My last “bike” hitchhiker was in fact of the 21st century.  A solo ride, evoking one of those moods where Bob Seger songs convince you that you are someone you are not.  A guy had broken down on the shoulder of I-85 in South Carolina so I pulled over to help.  His bike had a flat and we couldn’t fix it.  I offered a ride to the next exit in as deep a voice as I could muster.  I offered the ‘passenger’ pad and he hesitated obviously mulling over his limited choices.  We arrived 20 miles later, two up, at a QT off the exit. Of COURSE, the station had a group of fellow riders gassing up that stared and snickered.  We both laughed and shrugged it off.   He called a wrecker, and then his wife and we bought some coffee, shook hands and parted ways – masculinity intact!!
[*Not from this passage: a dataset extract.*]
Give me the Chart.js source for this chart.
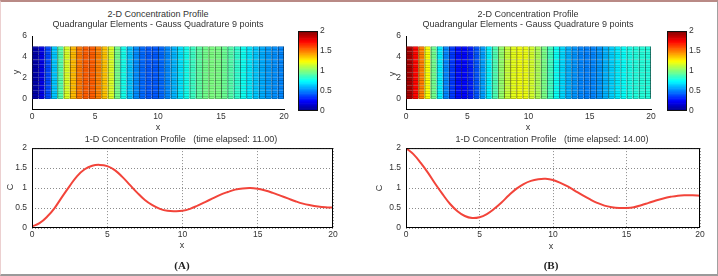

Give it a try sometime.  A hitchhiker is like a dance partner.  Just a longer song.  They’re pressed right up against you.  It’s personal for sure.  Remember though, if the ax murderer slits your throat, he’s sealed his demise too!  Biker hitchhiking has a built in safety net.  So give your fellow road warrior a helping hand and pull on over.  Swallow the pride and pick up a hitchhiker on your bike.  Just remember, Jack Nicolson rode on the back of Peter Fonda’s “Captain America” and both looked quirky cool in doing so.  Have I ever ridden ‘backseat’? – Perhaps, but if I had, I wouldn’t admit it to you.  I’m not Peter Fonda and I’m sure as hell not Jack Nicholson.  Although if you’ll recall, they BOTH died in that movie!!  Nonetheless, I’m always looking for a good story from the front seat, or the back, it makes no difference.

Well, signing off for now.  Remember, ride hard, ride safe, and in the end, make sure you ride home.